VOST (JP) – De Ryo Takebayashi
Avec Makita Sports, Wan Marui
8 mai 2024 en salle | 1h 23min | Comédie
Synopsis et critique : Utopia
Cette joyeuse comédie fantastique et sociale japonaise pourrait être le pendant nippon du génial Un jour sans fin de Harold Ramis, comédie des années 1990 dans laquelle Bill Murray incarne un reporter envoyé par sa chaîne couvrir au fin fond du Midwest une improbable fête de la marmotte (d’où le titre original du film : Groundhog day, « le jour de la marmotte »). Suite à des intempéries qui l’empêchent de repartir le jour même, il doit dormir sur place, et découvre en se réveillant que le jour nouveau est la copie exacte de la veille. Pendant plusieurs jours d’affilée, il va revivre inlassablement la même journée, ce qui a finalement des bons côtés, comme apprendre progressivement la meilleure manière de séduire le personnage incarné par la merveilleuse Andie MacDowell…
Mais revenons à notre comédie japonaise… Pour Mademoiselle Yoshikawa, conceptrice publicitaire, se réveiller un lundi matin la joue écrasée sur les touches en plastique de son clavier d’ordinateur n’a rien d’étonnant.
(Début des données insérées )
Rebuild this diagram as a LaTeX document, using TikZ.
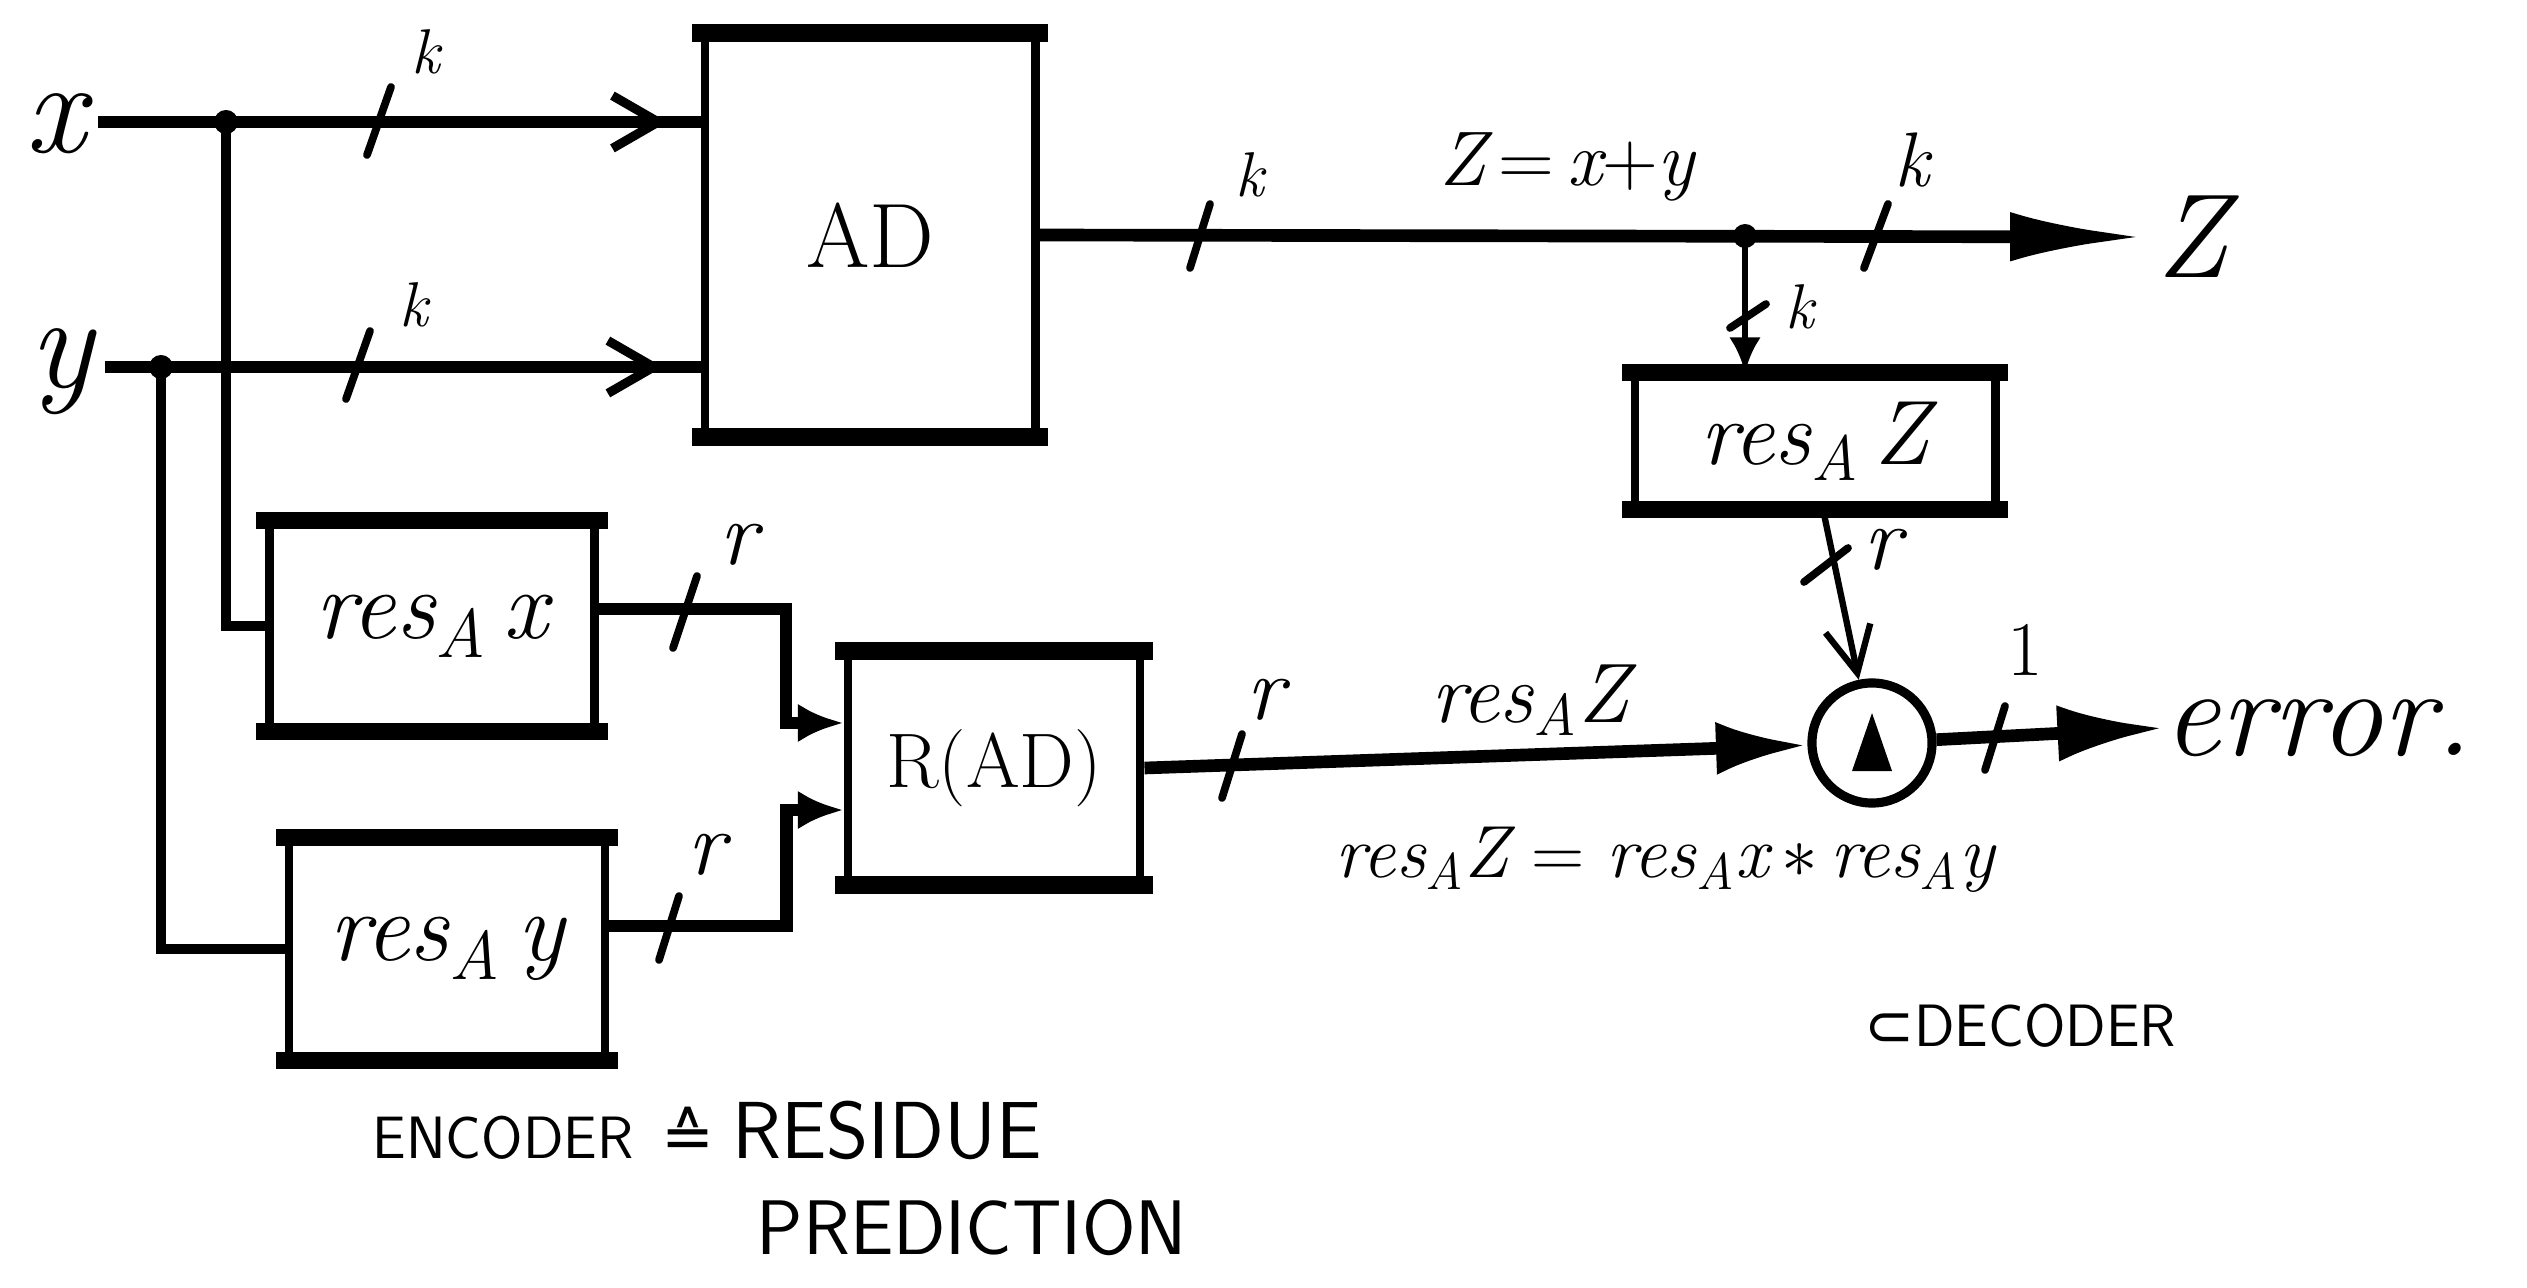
\documentclass[tikz,border=0pt]{standalone}
\usepackage{fontspec}
\newfontfamily\symf{DejaVu Sans}
\usetikzlibrary{arrows.meta,decorations.markings}
\newcommand\fs[1]{\fontsize{#1}{#1}\selectfont}
\newcommand\resA{{\itshape res}\textsubscript{\itshape A}}
\begin{document}
\begin{tikzpicture}[x=0.01cm,y=-0.01cm,
  box/.style={draw,line width=2.5pt,inner sep=0pt},
  wire/.style={line width=3.6pt},
  vwire/.style={line width=2.6pt},
  thinwire/.style={line width=1.8pt},
  tickline/.style={line width=2.2pt,line cap=round},
  dotj/.style={circle,fill,inner sep=0pt,minimum size=0.24cm},
  lbl/.style={inner sep=0pt},
  barbmid/.style={postaction={decorate,decoration={markings,mark=at position #1 with {\arrow{Straight Barb[length=13pt,width=15pt,line width=2.6pt]}}}}},
]
\useasboundingbox (0,0) rectangle (2527,1288);

% blocks
\node[box,minimum width=3.3cm,minimum height=3.95cm] (AD) at (870,235) {\fs{26}AD};
\node[box,minimum width=3.25cm,minimum height=2.02cm] (resx) at (432,626) {\fs{28}\resA\,{\itshape x}};
\node[box,minimum width=3.16cm,minimum height=2.14cm] (resy) at (447,949) {\fs{28}\resA\,{\itshape y}};
\node[box,minimum width=2.92cm,minimum height=2.25cm] (RAD) at (994,768) {\fs{22}R(AD)};
\node[box,minimum width=3.6cm,minimum height=1.28cm] (resz) at (1815,441) {\fs{26}\resA\,{\itshape Z}};
\node[draw,circle,line width=2.6pt,minimum size=1.2cm,inner sep=0pt] (circ) at (1872,743) {};
\fill (circ.center) ++(0,-30) -- ++(20,58) -- ++(-40,0) -- cycle;
\foreach \b in {AD,resx,resy,RAD,resz}{
  \draw[line width=5pt,line cap=rect] (\b.north west) -- (\b.north east);
  \draw[line width=5pt,line cap=rect] (\b.south west) -- (\b.south east);
}

% end labels
\node (lx) at (56,124) {\fs{38}\itshape x};
\node (ly) at (61,372) {\fs{38}\itshape y};
\node (lz) at (2192,237) {\fs{34}\itshape Z};
\node[anchor=west,inner sep=0pt] (err) at (2163,728) {\fs{36}\itshape error.};

% junctions
\node[dotj] (dx) at (226,122) {};
\node[dotj] (dy) at (161,367) {};
\node[dotj] (dz) at (1745,236) {};

% wires
\draw[wire] (lx.east |- dx) -- (dx.center);
\draw[wire,barbmid=0.93] (dx.center) -- (dx.center -| AD.west);
\draw[wire] (ly.east |- dy) -- (dy.center);
\draw[wire,barbmid=0.93] (dy.center) -- (dy.center -| AD.west);
\draw[vwire] (dx.center) |- (resx.west);
\draw[vwire] (dy.center) |- (resy.west);
\draw[wire,-{Latex[length=13pt,width=11pt]}] ([yshift=0.17cm]resx.east) -- ++(187,0) |- ([yshift=0.45cm]RAD.west);
\draw[wire,-{Latex[length=13pt,width=11pt]}] ([yshift=0.23cm]resy.east) -- ++(177,0) |- ([yshift=-0.42cm]RAD.west);
\draw[wire,-{Latex[length=26pt,width=15pt]}] (RAD.east) -- (circ);
\draw[wire,-{Latex[length=30pt,width=16pt]}] (circ) -- (err.west);
\draw[wire,-{Latex[length=38pt,width=14pt]}] (AD.east) -- (lz.west);
\draw[thinwire,-{Latex[length=10pt,width=9pt]}] (dz.center) -- (dz.center |- resz.north);
\draw[thinwire,-{Straight Barb[length=13pt,width=13pt,line width=1.8pt]}] ([xshift=0.08cm]resz.south) -- (circ);

% ticks
\draw[tickline] (379,121) ++(-12,34) -- ++(24,-68);
\draw[tickline] (358,365) ++(-12,34) -- ++(24,-68);
\draw[tickline] (1200,236) ++(-10,32) -- ++(20,-64);
\draw[tickline] (1876,236) ++(-12,32) -- ++(24,-64);
\draw[tickline] (1748,316) ++(-18,12) -- ++(36,-24);
\draw[tickline] (685,612) ++(-12,36) -- ++(24,-72);
\draw[tickline] (669,928) ++(-10,32) -- ++(20,-64);
\draw[tickline] (1232,766) ++(-10,32) -- ++(20,-64);
\draw[tickline] (1826,565) ++(-22,17) -- ++(44,-34);
\draw[tickline] (1995,738) ++(-10,32) -- ++(20,-64);

% tick labels
\node[lbl] (kx) at (426,52) {\fs{18}\itshape k};
\node[lbl] (ky) at (414,305) {\fs{18}\itshape k};
\node[lbl] (k1) at (1250,175) {\fs{18}\itshape k};
\node[lbl] (k2) at (1912,160) {\fs{22}\itshape k};
\node[lbl] (k3) at (1800,307) {\fs{18}\itshape k};
\node[lbl] (r1) at (738,545) {\fs{26}\itshape r};
\node[lbl] (r2) at (706,855) {\fs{26}\itshape r};
\node[lbl] (r3) at (1265,700) {\fs{26}\itshape r};
\node[lbl] (r4) at (1882,550) {\fs{26}\itshape r};
\node[lbl] (one) at (2025,650) {\fs{22}1};

% annotations
\node[lbl] (eqz) at (1567,167) {\fs{22}{\itshape Z}\,=\,{\itshape x}+{\itshape y}};
\node[lbl] (rz) at (1530,700) {\fs{24}\resA{\itshape Z}};
\node[lbl] (eq) at (1665,860) {\fs{21}\resA{\itshape Z} = \resA{\itshape x}\,$*$\,\resA{\itshape y}};
\node[lbl] (dec) at (2020,1026) {\fs{17}\sffamily{\symf ⊂}DECODER};
\node[lbl,anchor=base west] (enc) at (372,1158) {\sffamily\fs{17}ENCODER\hspace{8pt}{\symf\fs{18}≙}\hspace{5pt}\fs{23}RESIDUE};
\node[lbl,anchor=west] (pred) at (756,1228) {\fs{22}\sffamily PREDICTION};
\end{tikzpicture}
\end{document}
Au Japon, où le dévouement absolu à son entreprise et aux tâches qui incombent à chaque employé passe avant toute autre valeur, dormir au bureau est monnaie courante. À tel point qu’un mot existe, « l’inemuri », pour désigner cette capacité que développent salariées et salariés de dormir partout pour être opérationnels le plus vite possible après quelques trop chiches heures de sommeil. Même si Mademoiselle Yoshikawa ambitionne de quitter sa trop modeste agence pour une autre plus prospère, elle n’en a pas moins un travail à finir, une mission de la plus haute importance : la création d’une publicité pour une soupe miso révolutionnaire parce qu’effervescente. Soit, mais quelques instants après son réveil, un pigeon s’écrase contre la vitre, puis un accident se produit dans la rue. Et tout cela a un petit air de « déjà-vu » qui la laisse perplexe, jusqu’à ce que ses jeunes collègues lui fassent part de la même impression : ils ont déjà vécu cette situation la veille. Et leur conviction est rapidement faite : ils vivent chaque jour le même lundi ! Après un moment de panique, ils voient quelques aspects positifs : cette maudite pub qu’ils n’arrivent pas à boucler dans les temps pourra être peaufinée et ils peuvent anticiper tous les moments de la journée, donc toutes les réflexions de leur chef de bureau, un sexagénaire proche de la retraite. Mais tout de même, ils vont se mettre en quête d’un moyen de rompre la malédiction afin de changer enfin de semaine et d’avoir un avenir…
Sous les atours d’une comédie trépidante à suspense, Comme un lundi s’avère – dans un Japon où on a donné un nom aux suicides liés au surmenage tant ils sont fréquents et où le ministère du travail est confondu avec celui de la santé – un petit coup de pied salutaire dans la culture de l’enfermement lié au travail, une culture qui induit la soumission à l’entreprise et l’individualisme le plus acharné dans l’ascension sociale. Dans Comme un lundi, les jeunes travailleurs de l’agence s’unissent pour contourner la hiérarchie âgée, se sortir de leur situation inextricable et en même temps se libérer de leur aliénation. Sous le film de pur divertissement se dévoile ainsi un film politique qui ne se prend pas au sérieux mais qui frappe fort et juste.